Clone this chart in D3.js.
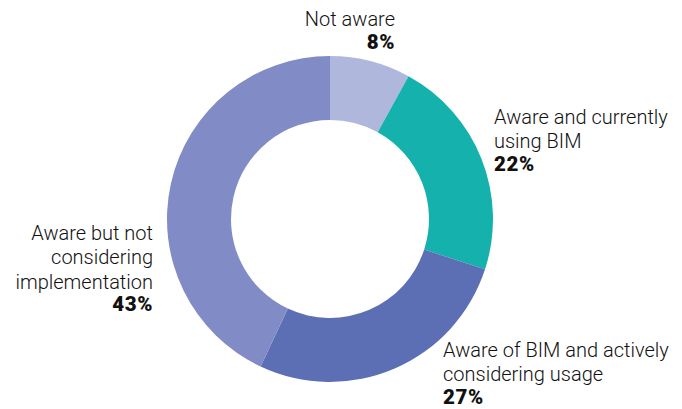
<!DOCTYPE html>
<html lang="en">
<head>
<meta charset="UTF-8">
<title>BIM awareness</title>
<script src="https://d3js.org/d3.v7.min.js"></script>
<style>
    body { margin: 0; background: #fff; }
    svg { display: block; }
    .lbl { font-family: Roboto, "Noto Sans", sans-serif; font-size: 20px; font-weight: 300; fill: #111; }
    .pct { font-weight: 900; font-size: 20.5px; letter-spacing: 0.6px; }
</style>
</head>
<body>
<svg id="chart"></svg>
<script>
    // Data
    const categories = [
        ["Not aware"],
        ["Aware and currently", "using BIM"],
        ["Aware of BIM and actively", "considering usage"],
        ["Aware but not", "considering", "implementation"]
    ];
    const values = [8, 22, 27, 43];
    const colors = ["#b0b7dc", "#14b1ad", "#5d6fb4", "#818bc6"];

    const width = 682, height = 409;
    const cx = 330, cy = 219;
    const outerR = 163, innerR = 99;

    const svg = d3.select("#chart").attr("width", width).attr("height", height);
    const g = svg.append("g").attr("transform", `translate(${cx},${cy})`);

    const pie = d3.pie().sort(null).value(d => d);
    const arc = d3.arc().innerRadius(innerR).outerRadius(outerR);
    const arcs = pie(values);

    g.selectAll("path")
        .data(arcs)
        .enter().append("path")
        .attr("d", arc)
        .attr("fill", (d, i) => colors[i]);

    // label placement (x of anchor, baseline of first line, anchor)
    const labelPos = [
        { x: 395, y: 26, anchor: "end" },
        { x: 494, y: 124, anchor: "start" },
        { x: 443, y: 357, anchor: "start" },
        { x: 153, y: 240, anchor: "end" }
    ];
    const lineH = 24.3;

    const labels = svg.append("g");
    categories.forEach((lines, i) => {
        const p = labelPos[i];
        const t = labels.append("text")
            .attr("class", "lbl")
            .attr("text-anchor", p.anchor);
        lines.forEach((ln, j) => {
            t.append("tspan").attr("x", p.x).attr("y", p.y + j * lineH).text(ln);
        });
        t.append("tspan")
            .attr("class", "pct")
            .attr("x", p.x)
            .attr("y", p.y + lines.length * lineH - 1.5)
            .text(values[i] + "%");
    });
</script>
</body>
</html>
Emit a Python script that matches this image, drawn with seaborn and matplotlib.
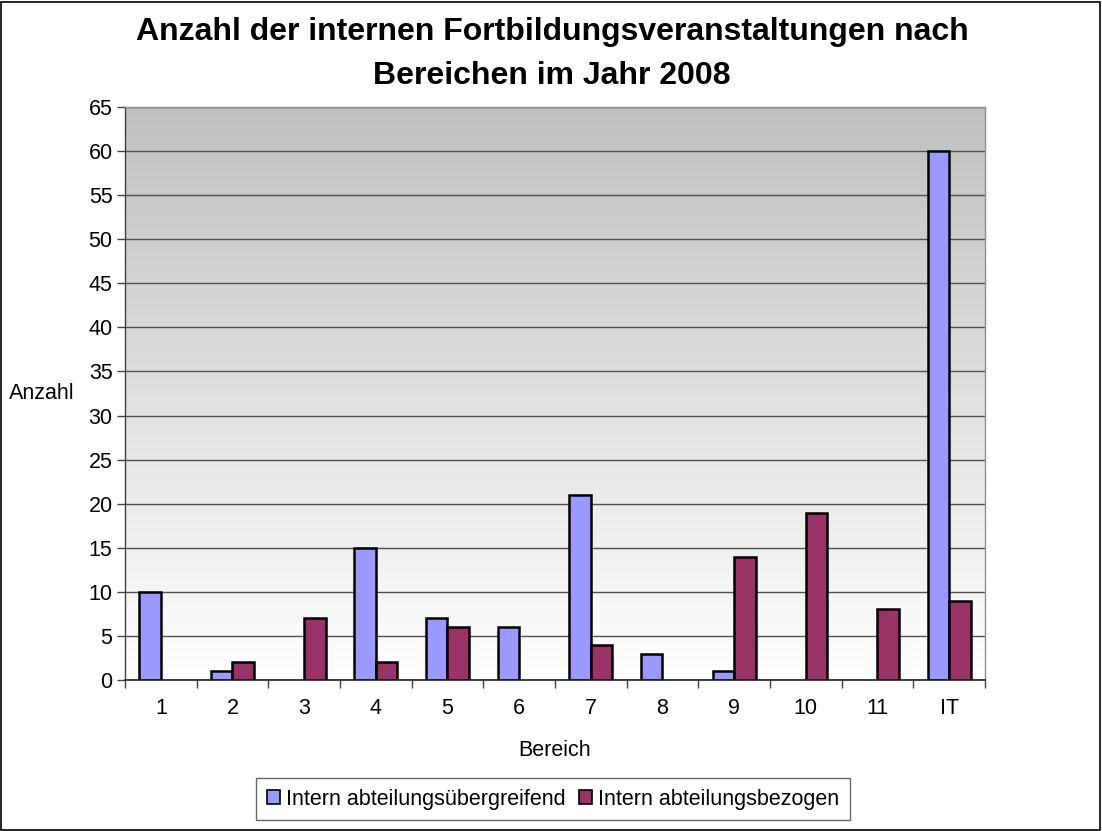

################

▶ [SHORT TASK]
Copy the records above exactly, leaving out every picture.

▶ [RESULT BELOW]
Clone this chart in D3.js.
<!DOCTYPE html>
<html lang="en">
<head>
<meta charset="UTF-8">
<title>BIM awareness</title>
<script src="https://d3js.org/d3.v7.min.js"></script>
<style>
    body { margin: 0; background: #fff; }
    svg { display: block; }
    .lbl { font-family: Roboto, "Noto Sans", sans-serif; font-size: 20px; font-weight: 300; fill: #111; }
    .pct { font-weight: 900; font-size: 20.5px; letter-spacing: 0.6px; }
</style>
</head>
<body>
<svg id="chart"></svg>
<script>
    // Data
    const categories = [
        ["Not aware"],
        ["Aware and currently", "using BIM"],
        ["Aware of BIM and actively", "considering usage"],
        ["Aware but not", "considering", "implementation"]
    ];
    const values = [8, 22, 27, 43];
    const colors = ["#b0b7dc", "#14b1ad", "#5d6fb4", "#818bc6"];

    const width = 682, height = 409;
    const cx = 330, cy = 219;
    const outerR = 163, innerR = 99;

    const svg = d3.select("#chart").attr("width", width).attr("height", height);
    const g = svg.append("g").attr("transform", `translate(${cx},${cy})`);

    const pie = d3.pie().sort(null).value(d => d);
    const arc = d3.arc().innerRadius(innerR).outerRadius(outerR);
    const arcs = pie(values);

    g.selectAll("path")
        .data(arcs)
        .enter().append("path")
        .attr("d", arc)
        .attr("fill", (d, i) => colors[i]);

    // label placement (x of anchor, baseline of first line, anchor)
    const labelPos = [
        { x: 395, y: 26, anchor: "end" },
        { x: 494, y: 124, anchor: "start" },
        { x: 443, y: 357, anchor: "start" },
        { x: 153, y: 240, anchor: "end" }
    ];
    const lineH = 24.3;

    const labels = svg.append("g");
    categories.forEach((lines, i) => {
        const p = labelPos[i];
        const t = labels.append("text")
            .attr("class", "lbl")
            .attr("text-anchor", p.anchor);
        lines.forEach((ln, j) => {
            t.append("tspan").attr("x", p.x).attr("y", p.y + j * lineH).text(ln);
        });
        t.append("tspan")
            .attr("class", "pct")
            .attr("x", p.x)
            .attr("y", p.y + lines.length * lineH - 1.5)
            .text(values[i] + "%");
    });
</script>
</body>
</html>
Emit a Python script that matches this image, drawn with seaborn and matplotlib.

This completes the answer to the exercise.